**Problem description**
From the listing below, extract every line in which the word "code" appears.

++++ Input material ++++

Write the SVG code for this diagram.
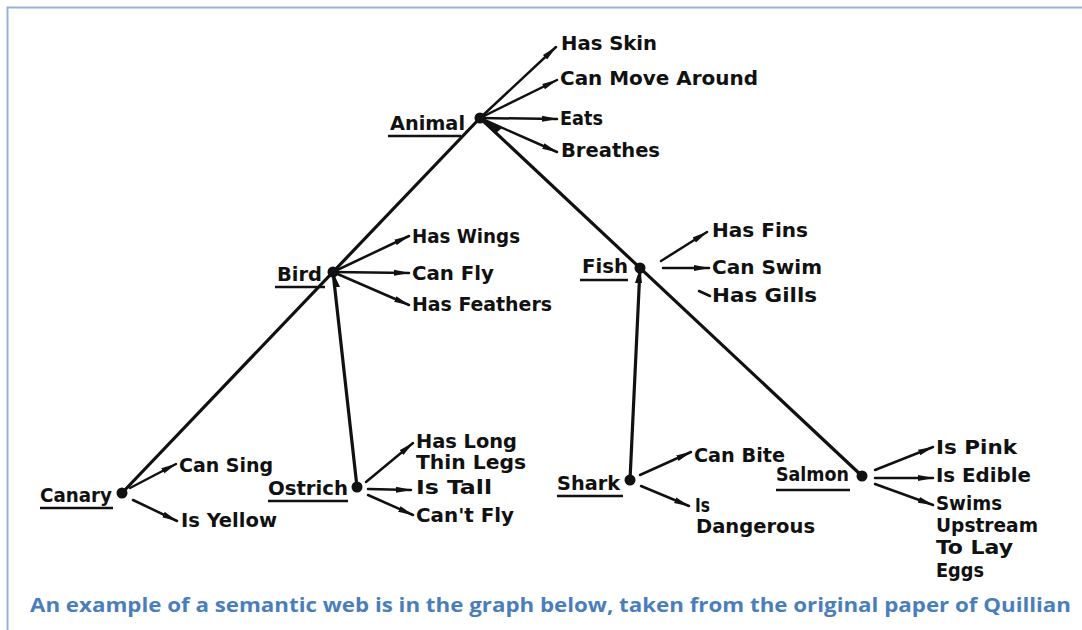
<svg xmlns="http://www.w3.org/2000/svg" width="1082" height="630" viewBox="0 0 1082 630">
  <style>
    .lbl { font-family: "DejaVu Sans Condensed", "DejaVu Sans", "Liberation Sans", sans-serif; font-weight: bold; font-size: 19px; fill: #111; }
    .edge { stroke: #111; stroke-width: 3.2; fill: none; stroke-linecap: round; }
    .attr { stroke: #111; stroke-width: 2.5; fill: none; stroke-linecap: round; }
    .ul { stroke: #111; stroke-width: 2.6; }
    .dot { fill: #111; }
    .cap { font-family: "Open Sans", "Liberation Sans", sans-serif; font-weight: bold; font-size: 20px; fill: #4a7ebb; }
  </style>
  <defs>
    <marker id="head" viewBox="0 0 16 7" refX="15" refY="3.5" markerWidth="16" markerHeight="7" markerUnits="userSpaceOnUse" orient="auto">
      <path d="M0,0.5 L16,3.5 L0,6.5 Z" fill="#111"/>
    </marker>
  </defs>

  <rect width="1082" height="630" fill="#fff"/>
  <!-- frame -->
  <path d="M7.5,630 V7.5 H1082" fill="none" stroke="#95b3d7" stroke-width="2"/>

  <!-- connectors -->
  <g id="connectors">
    <!-- is-a links -->
    <line class="edge" x1="122" y1="493" x2="480" y2="118"/>
    <line class="edge" x1="862" y1="476" x2="480" y2="118"/>
    <line class="edge" x1="357" y1="487" x2="333" y2="272"/>
    <line class="edge" x1="630" y1="480" x2="640" y2="268"/>
    <!-- heads at parent ends -->
    <path d="M495,134 L484,120 L502,128 Z" fill="#111"/>
    <path d="M334,287 L333,272 L340,287 Z" fill="#111"/>
    <path d="M635,283 L640,268 L642,283 Z" fill="#111"/>
    <!-- Animal properties -->
    <line class="attr" x1="480" y1="118" x2="556" y2="47" marker-end="url(#head)"/>
    <line class="attr" x1="480" y1="118" x2="557" y2="80" marker-end="url(#head)"/>
    <line class="attr" x1="480" y1="118" x2="557" y2="119" marker-end="url(#head)"/>
    <line class="attr" x1="480" y1="118" x2="557" y2="152" marker-end="url(#head)"/>
    <!-- Bird properties -->
    <line class="attr" x1="333" y1="272" x2="409" y2="236" marker-end="url(#head)"/>
    <line class="attr" x1="333" y1="272" x2="409" y2="273" marker-end="url(#head)"/>
    <line class="attr" x1="333" y1="272" x2="409" y2="305" marker-end="url(#head)"/>
    <!-- Fish properties -->
    <line class="attr" x1="661" y1="261" x2="707" y2="232" marker-end="url(#head)"/>
    <line class="attr" x1="663" y1="268" x2="709" y2="268" marker-end="url(#head)"/>
    <line class="attr" x1="699" y1="291" x2="710" y2="296"/>
    <!-- Canary properties -->
    <line class="attr" x1="130" y1="488" x2="176" y2="464" marker-end="url(#head)"/>
    <line class="attr" x1="133" y1="500" x2="177" y2="521" marker-end="url(#head)"/>
    <!-- Ostrich properties -->
    <line class="attr" x1="366" y1="482" x2="413" y2="443" marker-end="url(#head)"/>
    <line class="attr" x1="368" y1="489" x2="411" y2="490" marker-end="url(#head)"/>
    <line class="attr" x1="368" y1="495" x2="413" y2="515" marker-end="url(#head)"/>
    <!-- Shark properties -->
    <line class="attr" x1="640" y1="475" x2="691" y2="452" marker-end="url(#head)"/>
    <line class="attr" x1="641" y1="486" x2="689" y2="506" marker-end="url(#head)"/>
    <!-- Salmon properties -->
    <line class="attr" x1="875" y1="470" x2="933" y2="447" marker-end="url(#head)"/>
    <line class="attr" x1="875" y1="478" x2="933" y2="478" marker-end="url(#head)"/>
    <line class="attr" x1="875" y1="484" x2="933" y2="505" marker-end="url(#head)"/>
  </g>

  <g id="animal">
    <circle class="dot" cx="480" cy="118" r="5.5"/>
    <text class="lbl" x="390" y="130" textLength="75" lengthAdjust="spacingAndGlyphs">Animal</text>
    <line class="ul" x1="388" y1="136" x2="461" y2="136"/>
    <text class="lbl" x="561" y="50" textLength="96" lengthAdjust="spacingAndGlyphs">Has Skin</text>
    <text class="lbl" x="560" y="85" textLength="198" lengthAdjust="spacingAndGlyphs">Can Move Around</text>
    <text class="lbl" x="560" y="125" textLength="43" lengthAdjust="spacingAndGlyphs">Eats</text>
    <text class="lbl" x="561" y="157" textLength="99" lengthAdjust="spacingAndGlyphs">Breathes</text>
  </g>

  <g id="bird">
    <circle class="dot" cx="333" cy="272" r="5.5"/>
    <text class="lbl" x="277" y="281" textLength="45" lengthAdjust="spacingAndGlyphs">Bird</text>
    <line class="ul" x1="275" y1="287" x2="325" y2="287"/>
    <text class="lbl" x="412" y="243" textLength="108" lengthAdjust="spacingAndGlyphs">Has Wings</text>
    <text class="lbl" x="412" y="280" textLength="82" lengthAdjust="spacingAndGlyphs">Can Fly</text>
    <text class="lbl" x="412" y="311" textLength="140" lengthAdjust="spacingAndGlyphs">Has Feathers</text>
  </g>

  <g id="fish">
    <circle class="dot" cx="640" cy="268" r="5.5"/>
    <text class="lbl" x="582" y="273" textLength="46" lengthAdjust="spacingAndGlyphs">Fish</text>
    <line class="ul" x1="580" y1="280" x2="628" y2="280"/>
    <text class="lbl" x="712" y="237" textLength="96" lengthAdjust="spacingAndGlyphs">Has Fins</text>
    <text class="lbl" x="712" y="274" textLength="110" lengthAdjust="spacingAndGlyphs">Can Swim</text>
    <text class="lbl" x="712" y="302" textLength="105" lengthAdjust="spacingAndGlyphs">Has Gills</text>
  </g>

  <g id="canary">
    <circle class="dot" cx="122" cy="493" r="5.5"/>
    <text class="lbl" x="40" y="502" textLength="72" lengthAdjust="spacingAndGlyphs">Canary</text>
    <line class="ul" x1="40" y1="508" x2="113" y2="508"/>
    <text class="lbl" x="179" y="472" textLength="94" lengthAdjust="spacingAndGlyphs">Can Sing</text>
    <text class="lbl" x="181" y="527" textLength="96" lengthAdjust="spacingAndGlyphs">Is Yellow</text>
  </g>

  <g id="ostrich">
    <circle class="dot" cx="357" cy="487" r="5.5"/>
    <text class="lbl" x="268" y="495" textLength="80" lengthAdjust="spacingAndGlyphs">Ostrich</text>
    <line class="ul" x1="268" y1="501" x2="348" y2="501"/>
    <text class="lbl" x="416" y="448" textLength="101" lengthAdjust="spacingAndGlyphs">Has Long</text>
    <text class="lbl" x="416" y="469" textLength="110" lengthAdjust="spacingAndGlyphs">Thin Legs</text>
    <text class="lbl" x="416" y="494" textLength="76" lengthAdjust="spacingAndGlyphs">Is Tall</text>
    <text class="lbl" x="416" y="522" textLength="98" lengthAdjust="spacingAndGlyphs">Can't Fly</text>
  </g>

  <g id="shark">
    <circle class="dot" cx="630" cy="480" r="5.5"/>
    <text class="lbl" x="557" y="490" textLength="63" lengthAdjust="spacingAndGlyphs">Shark</text>
    <line class="ul" x1="557" y1="496" x2="623" y2="496"/>
    <text class="lbl" x="694" y="462" textLength="91" lengthAdjust="spacingAndGlyphs">Can Bite</text>
    <text class="lbl" x="695" y="512" textLength="15" lengthAdjust="spacingAndGlyphs">Is</text>
    <text class="lbl" x="696" y="533" textLength="119" lengthAdjust="spacingAndGlyphs">Dangerous</text>
  </g>

  <g id="salmon">
    <circle class="dot" cx="862" cy="476" r="5.5"/>
    <text class="lbl" x="776" y="481" textLength="73" lengthAdjust="spacingAndGlyphs">Salmon</text>
    <line class="ul" x1="776" y1="490" x2="850" y2="490"/>
    <text class="lbl" x="936" y="454" textLength="81" lengthAdjust="spacingAndGlyphs">Is Pink</text>
    <text class="lbl" x="936" y="482" textLength="95" lengthAdjust="spacingAndGlyphs">Is Edible</text>
    <text class="lbl" x="936" y="510" textLength="66" lengthAdjust="spacingAndGlyphs">Swims</text>
    <text class="lbl" x="936" y="532" textLength="102" lengthAdjust="spacingAndGlyphs">Upstream</text>
    <text class="lbl" x="936" y="554" textLength="77" lengthAdjust="spacingAndGlyphs">To Lay</text>
    <text class="lbl" x="936" y="577" textLength="48" lengthAdjust="spacingAndGlyphs">Eggs</text>
  </g>

  <text class="cap" x="30" y="612" textLength="1041" lengthAdjust="spacingAndGlyphs">An example of a semantic web is in the graph below, taken from the original paper of Quillian</text>
</svg>
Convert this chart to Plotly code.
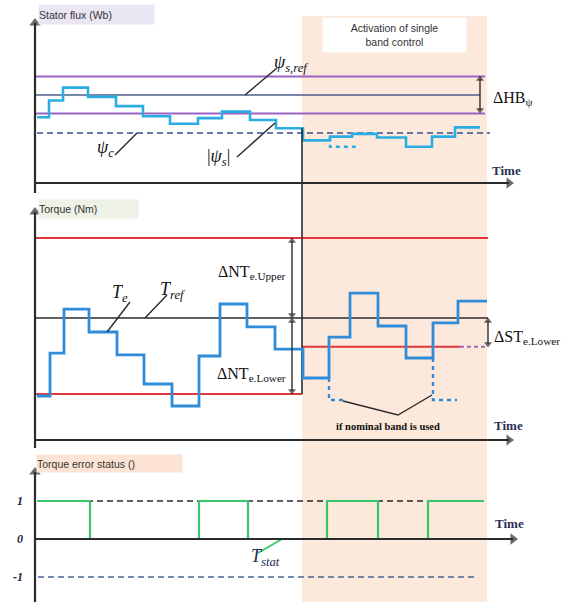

++++

**Answer to the problem**
Write the SVG code for this diagram.
Convert this chart to Plotly code.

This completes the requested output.